Sigiriya is an act of royal defiance turned to stone, and nothing quite prepares you for the scale of it. You see the rock from kilometres away — a vertical column of granite rising two hundred metres from the surrounding plains, flat-topped, sheer-sided, improbable. In the fifth century, King Kashyapa, having murdered his father and seized the throne, built a palace complex on its summit. The choice of location was partly defensive, partly megalomaniacal, and the result is one of the most extraordinary archaeological sites on earth. I stood at the base, looked up, and felt the specific vertigo that comes from confronting human ambition at its most deranged and beautiful.

The climb begins through the water gardens — a system of pools, fountains, and channels that demonstrate hydraulic engineering sophisticated enough to still function when the monsoon rains arrive. The symmetry is startling. These gardens were designed to be viewed from above, from the palace on the summit, and the fact that Kashyapa built a garden to be admired from a vantage point two hundred metres in the air tells you everything about the kind of king he was.

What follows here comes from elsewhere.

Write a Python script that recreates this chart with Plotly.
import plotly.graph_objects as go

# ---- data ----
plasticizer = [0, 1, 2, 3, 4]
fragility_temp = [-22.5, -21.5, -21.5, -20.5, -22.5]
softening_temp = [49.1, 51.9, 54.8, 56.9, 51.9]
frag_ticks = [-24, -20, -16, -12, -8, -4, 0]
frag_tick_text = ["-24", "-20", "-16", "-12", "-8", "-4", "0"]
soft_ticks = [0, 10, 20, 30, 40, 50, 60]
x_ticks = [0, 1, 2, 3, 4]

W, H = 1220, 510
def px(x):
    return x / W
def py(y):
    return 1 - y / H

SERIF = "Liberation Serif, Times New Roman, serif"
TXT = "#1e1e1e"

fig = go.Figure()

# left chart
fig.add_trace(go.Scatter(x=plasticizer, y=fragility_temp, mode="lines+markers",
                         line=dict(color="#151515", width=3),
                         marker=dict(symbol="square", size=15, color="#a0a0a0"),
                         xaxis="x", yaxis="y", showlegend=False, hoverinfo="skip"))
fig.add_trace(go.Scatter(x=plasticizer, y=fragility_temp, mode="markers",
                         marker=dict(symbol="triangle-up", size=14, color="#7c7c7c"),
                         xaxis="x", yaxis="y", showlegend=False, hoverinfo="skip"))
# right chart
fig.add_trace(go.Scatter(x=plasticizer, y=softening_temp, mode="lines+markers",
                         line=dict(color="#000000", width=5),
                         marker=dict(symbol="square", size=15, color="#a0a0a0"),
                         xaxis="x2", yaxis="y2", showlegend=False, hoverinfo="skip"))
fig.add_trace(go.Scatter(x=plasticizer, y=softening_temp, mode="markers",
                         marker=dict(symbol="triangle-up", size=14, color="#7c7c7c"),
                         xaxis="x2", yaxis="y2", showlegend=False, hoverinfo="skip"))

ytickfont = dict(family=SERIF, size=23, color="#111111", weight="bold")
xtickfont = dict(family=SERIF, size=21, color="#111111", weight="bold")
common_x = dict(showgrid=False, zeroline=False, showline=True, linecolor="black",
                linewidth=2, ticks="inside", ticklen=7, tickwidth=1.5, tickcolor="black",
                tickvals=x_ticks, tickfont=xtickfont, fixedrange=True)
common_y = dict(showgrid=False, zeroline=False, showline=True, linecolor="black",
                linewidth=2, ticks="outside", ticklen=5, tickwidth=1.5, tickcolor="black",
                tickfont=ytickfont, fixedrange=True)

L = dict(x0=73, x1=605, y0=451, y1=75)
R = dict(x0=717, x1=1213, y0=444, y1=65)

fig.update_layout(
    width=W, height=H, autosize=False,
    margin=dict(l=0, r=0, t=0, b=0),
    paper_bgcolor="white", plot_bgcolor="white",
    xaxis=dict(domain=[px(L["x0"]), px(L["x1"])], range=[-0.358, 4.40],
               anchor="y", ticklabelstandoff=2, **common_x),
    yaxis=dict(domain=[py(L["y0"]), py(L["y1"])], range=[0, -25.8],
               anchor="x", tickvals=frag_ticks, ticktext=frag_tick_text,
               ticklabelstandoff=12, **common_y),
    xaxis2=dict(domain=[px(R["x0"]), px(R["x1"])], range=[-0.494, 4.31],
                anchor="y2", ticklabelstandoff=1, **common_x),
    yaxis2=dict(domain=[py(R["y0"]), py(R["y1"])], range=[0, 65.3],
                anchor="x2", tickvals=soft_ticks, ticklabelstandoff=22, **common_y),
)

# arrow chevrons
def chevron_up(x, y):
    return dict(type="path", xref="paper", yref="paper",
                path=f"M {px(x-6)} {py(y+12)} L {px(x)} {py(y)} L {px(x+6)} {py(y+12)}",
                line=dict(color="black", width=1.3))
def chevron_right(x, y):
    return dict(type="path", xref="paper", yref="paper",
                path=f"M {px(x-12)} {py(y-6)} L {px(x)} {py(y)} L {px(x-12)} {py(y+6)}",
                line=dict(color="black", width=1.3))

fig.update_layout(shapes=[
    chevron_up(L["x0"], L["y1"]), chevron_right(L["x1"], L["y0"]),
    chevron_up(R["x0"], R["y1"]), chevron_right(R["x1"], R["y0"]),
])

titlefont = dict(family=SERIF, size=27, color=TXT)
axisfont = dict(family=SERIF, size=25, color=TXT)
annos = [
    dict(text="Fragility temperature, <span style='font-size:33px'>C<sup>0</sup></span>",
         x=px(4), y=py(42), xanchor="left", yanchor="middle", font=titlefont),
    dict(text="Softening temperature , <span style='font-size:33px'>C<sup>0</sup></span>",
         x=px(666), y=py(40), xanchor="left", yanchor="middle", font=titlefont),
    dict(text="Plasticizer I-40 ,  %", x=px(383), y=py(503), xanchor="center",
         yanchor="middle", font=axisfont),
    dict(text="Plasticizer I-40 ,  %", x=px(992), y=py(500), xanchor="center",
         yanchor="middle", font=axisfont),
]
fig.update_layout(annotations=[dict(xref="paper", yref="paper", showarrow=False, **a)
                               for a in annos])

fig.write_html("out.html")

The imposing rock fortress of Sigiriya rising from the green plains

Halfway up, the path narrows to a metal staircase bolted to the rock face — the kind of structure that makes you acutely aware of gravity — and you reach the Sigiriya Frescoes. Painted in the fifth century, they depict celestial maidens in colours that have survived fifteen hundred years of weather, their expressions serene, their jewellery detailed enough to suggest specific craftsmen. The mirror wall beside them, once polished to a reflective sheen, still bears ancient graffiti from visitors moved to poetry by the paintings above. Some of this graffiti dates to the eighth century, which means people have been leaving comments about art on walls for at least twelve hundred years, and human nature has not changed at all.

The final ascent passes through the Lion Gate — a staircase that once emerged between the paws of a colossal stone lion, of which only the paws remain, each one larger than a car. The summit, when you reach it, is a flattened acre of ruins: the foundations of the palace, a throne carved into the rock, cisterns cut from solid granite, and a 360-degree view of jungle stretching to every horizon. The wind at the top is constant and warm. I sat on the throne — tourists do, despite the signs — and tried to imagine Kashyapa sitting here, surveying his stolen kingdom, knowing his brother was raising an army to take it back. He ruled for eighteen years before the army came. He lost.

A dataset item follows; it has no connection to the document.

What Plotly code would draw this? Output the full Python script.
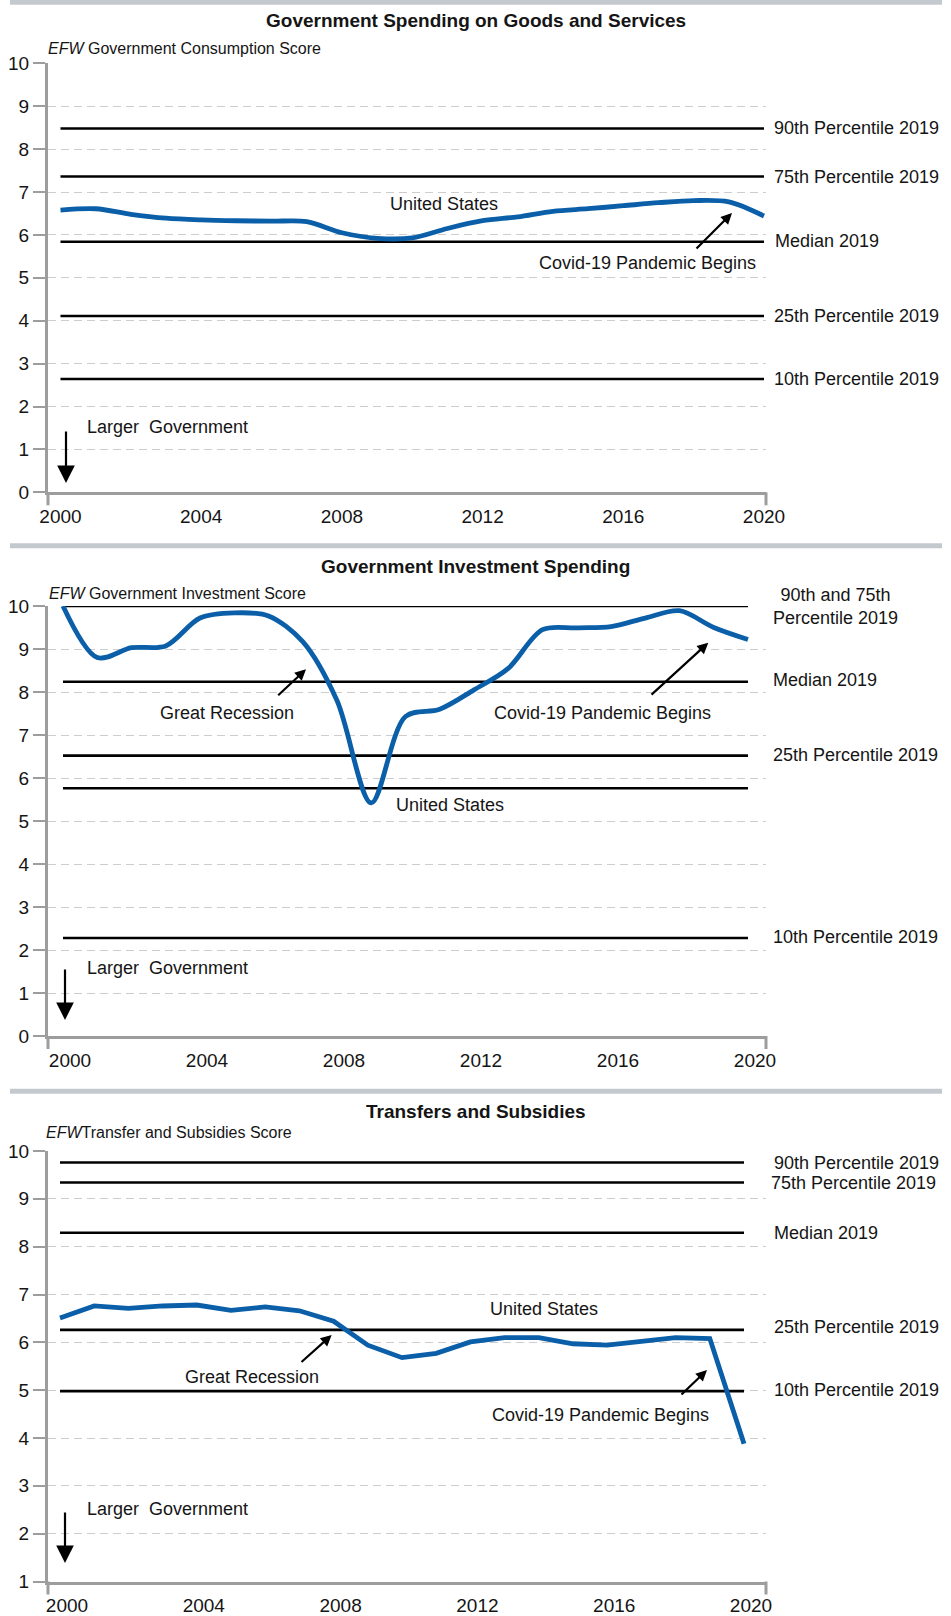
import plotly.graph_objects as go

PAGE_W, PAGE_H = 951, 1616
OFF = 0
W, H = PAGE_W - 2 * OFF, PAGE_H - 2 * OFF

# ---------------- data ----------------
years = list(range(2000, 2021))

# Panel 1: Government Consumption
us_consumption = [6.58, 6.61, 6.48, 6.39, 6.35, 6.33, 6.32, 6.31, 6.05, 5.92, 5.93,
                  6.15, 6.33, 6.42, 6.55, 6.61, 6.68, 6.75, 6.80, 6.77, 6.44]
pct_consumption_labels = ["90th Percentile 2019", "75th Percentile 2019", "Median 2019",
                          "25th Percentile 2019", "10th Percentile 2019"]
pct_consumption_values = [8.48, 7.36, 5.84, 4.11, 2.64]

# Panel 2: Government Investment
us_investment = [10.0, 8.80, 9.03, 9.07, 9.72, 9.84, 9.77, 9.17, 7.80, 5.42, 7.43,
                 7.60, 8.05, 8.55, 9.45, 9.49, 9.52, 9.72, 9.89, 9.50, 9.22]
pct_investment_labels = ["90th and 75th<br>Percentile 2019", "Median 2019",
                         "25th Percentile 2019", "", "10th Percentile 2019"]
pct_investment_values = [10.0, 8.24, 6.52, 5.76, 2.28]

# Panel 3: Transfers and Subsidies
us_transfers = [6.51, 6.76, 6.71, 6.76, 6.78, 6.67, 6.74, 6.66, 6.44, 5.94, 5.68,
                5.77, 6.01, 6.10, 6.10, 5.97, 5.94, 6.01, 6.10, 6.08, 3.88]
pct_transfers_labels = ["90th Percentile 2019", "75th Percentile 2019", "Median 2019",
                        "25th Percentile 2019", "10th Percentile 2019"]
pct_transfers_values = [9.76, 9.34, 8.29, 6.26, 4.98]

titles = ["Government Spending on Goods and Services",
          "Government Investment Spending",
          "Transfers and Subsidies"]
axis_titles = ["<i>EFW</i> Government Consumption Score",
               "<i>EFW</i> Government Investment Score",
               "<i>EFW</i>Transfer and Subsidies Score"]
x_ticks = [2000, 2004, 2008, 2012, 2016, 2020]

# ---------------- style ----------------
FONT = "Liberation Sans, Arial, Helvetica, sans-serif"
BLUE = "#0a5fa8"
AXIS_GRAY = "#9d9d9d"
GRID_GRAY = "#cdcdcd"
TXT = "#151515"


def px(x):
    return (x - OFF) / W


def py(y):
    return 1 - (y - OFF) / H


fig = go.Figure()

X_LEFT, X_RIGHT = 48, 766
panels = [
    dict(top=63.3, bottom=492.3, yr=[0, 10], xr=[1999.645, 2020.057], yt=list(range(0, 11)),
         us=us_consumption, vals=pct_consumption_values, shape="spline", shift=0),
    dict(top=606.0, bottom=1036.0, yr=[0, 10], xr=[1999.562, 2020.526], yt=list(range(0, 11)),
         us=us_investment, vals=pct_investment_values, shape="spline", shift=7),
    dict(top=1151.0, bottom=1581.5, yr=[1, 10], xr=[1999.649, 2020.643], yt=list(range(1, 11)),
         us=us_transfers, vals=pct_transfers_values, shape="linear", shift=7),
]

annotations = []
shapes = []

for i, p in enumerate(panels):
    n = "" if i == 0 else str(i + 1)
    xa, ya = "x" + n, "y" + n
    for v in p["vals"]:
        fig.add_trace(go.Scatter(x=[2000, 2020], y=[v, v], mode="lines",
                                 line=dict(color="#000000", width=2.6),
                                 xaxis=xa, yaxis=ya, hoverinfo="skip", showlegend=False))
    fig.add_trace(go.Scatter(x=years, y=p["us"], mode="lines",
                             line=dict(color=BLUE, width=4.8, shape=p["shape"], smoothing=0.9),
                             xaxis=xa, yaxis=ya, hoverinfo="skip", showlegend=False))
    fig.layout["xaxis" + n] = dict(
        domain=[px(X_LEFT), px(X_RIGHT)], range=p["xr"], anchor=ya, automargin=False,
        showline=True, linecolor=AXIS_GRAY, linewidth=3, ticks="",
        tickvals=x_ticks, ticktext=[str(t) for t in x_ticks],
        ticklabelstandoff=5, ticklabelshift=p["shift"],
        tickfont=dict(family=FONT, size=19, color=TXT), showgrid=False, zeroline=False,
        fixedrange=True)
    fig.layout["yaxis" + n] = dict(
        domain=[py(p["bottom"]), py(p["top"])], range=p["yr"], anchor=xa, automargin=False,
        showline=True, linecolor=AXIS_GRAY, linewidth=3, ticks="outside", ticklen=12,
        tickwidth=2, tickcolor=AXIS_GRAY, tickvals=p["yt"],
        tickfont=dict(family=FONT, size=19, color=TXT),
        showgrid=True, gridcolor=GRID_GRAY, gridwidth=1, griddash="8px,5px",
        zeroline=False, fixedrange=True)
    dom_h = p["bottom"] - p["top"]
    for xd in (0, 1):
        shapes.append(dict(type="line", xref=xa + " domain", yref=ya + " domain",
                           x0=xd, x1=xd, y0=0, y1=-13 / dom_h,
                           line=dict(color=AXIS_GRAY, width=3)))

# separator bars
for y0, y1 in [(0, 4.7), (543.3, 548.3), (1088.8, 1093.8)]:
    shapes.append(dict(type="rect", xref="paper", yref="paper",
                       x0=px(10), x1=px(942), y0=py(y1), y1=py(y0),
                       fillcolor="#c4c8cf", line=dict(width=0), layer="below"))


def text(x, y, s, size=18, xanchor="center", color=TXT):
    annotations.append(dict(x=px(x), y=py(y), xref="paper", yref="paper", text=s,
                            showarrow=False, xanchor=xanchor, yanchor="middle",
                            font=dict(family=FONT, size=size, color=color)))


def arrow(tx, ty, hx, hy, head=2, size=1.0, width=2.2):
    annotations.append(dict(x=px(hx), y=py(hy), xref="paper", yref="paper", text="",
                            showarrow=True, axref="pixel", ayref="pixel",
                            ax=tx - hx, ay=ty - hy, arrowhead=head, arrowsize=size,
                            arrowwidth=width, arrowcolor="#000000", standoff=0))


for title, yy in zip(titles, [21, 567, 1111.7]):
    text(475.5, yy, "<b>" + title + "</b>", size=19)
for at, (xx, yy) in zip(axis_titles, [(46, 49), (47, 593), (44, 1132)]):
    text(xx, yy, at, size=16, xanchor="left")

lab_pos = [
    [(772, 128.3), (772, 176.7), (773, 240.5), (772, 316), (772, 379)],
    [(771, 606), (771, 680), (771, 755), None, (771, 937)],
    [(771.7, 1162.7), (769, 1182.7), (771.7, 1233.3), (771.7, 1326.7), (771.7, 1390)],
]
for labs, poss in zip([pct_consumption_labels, pct_investment_labels, pct_transfers_labels], lab_pos):
    for lab, pos in zip(labs, poss):
        if pos is None or not lab:
            continue
        text(pos[0], pos[1], lab, size=18, xanchor="left")

# panel 1 annotations
text(444, 204, "United States")
text(647.5, 263, "Covid-19 Pandemic Begins")
arrow(695, 250, 732, 213)
text(85, 427, "Larger&nbsp;&nbsp;Government", xanchor="left")
arrow(66, 430, 66, 483, size=1.6)

# panel 2 annotations
text(227, 713, "Great Recession")
arrow(276.7, 696.7, 306, 669.3)
text(449.5, 805, "United States")
text(602.5, 713, "Covid-19 Pandemic Begins")
arrow(650, 696, 708.3, 642.7)
text(85, 967.5, "Larger&nbsp;&nbsp;Government", xanchor="left")
arrow(65, 968, 65, 1020, size=1.6)

# panel 3 annotations
text(543.7, 1309.3, "United States")
text(252, 1376.7, "Great Recession")
arrow(300, 1363.3, 331.7, 1335)
text(600.5, 1414.6, "Covid-19 Pandemic Begins")
arrow(680, 1396, 707, 1370)
text(85, 1509, "Larger&nbsp;&nbsp;Government", xanchor="left")
arrow(65, 1511, 65, 1563, size=1.6)

fig.update_layout(width=W, height=H, margin=dict(l=0, r=0, t=0, b=0, pad=0),
                  paper_bgcolor="white", plot_bgcolor="white",
                  annotations=annotations, shapes=shapes, showlegend=False,
                  font=dict(family=FONT, color=TXT))

fig.write_html("out.html", config={"displayModeBar": False},
               post_script="document.body.style.margin='0px';document.documentElement.style.overflow='hidden';")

Ancient frescoes and rock stairway on the ascent of Sigiriya

Pidurangala Rock, a short drive away, offers a less crowded climb with arguably the best view of Sigiriya itself. The ascent involves a scramble over boulders and past a reclining Buddha carved from the rock, and the summit gives you Sigiriya in profile — the rock rising from the jungle, the water gardens visible as geometric shapes at its base, the whole improbable structure framed by sky. We went at sunrise. The light turned the rock from grey to gold to orange, and for ten minutes the only sound was the wind and the distant call of a peacock.

Panoramic view of Sigiriya rock from the summit of Pidurangala

When to go: January to April is driest. Arrive at opening time — 7am — to beat both the heat and the tour groups that arrive by bus from Colombo around 9am. Pidurangala at sunrise requires a pre-dawn start and a headlamp, but the view of Sigiriya lit by first light is worth every lost hour of sleep. The combination of both climbs makes for a full and extraordinary day.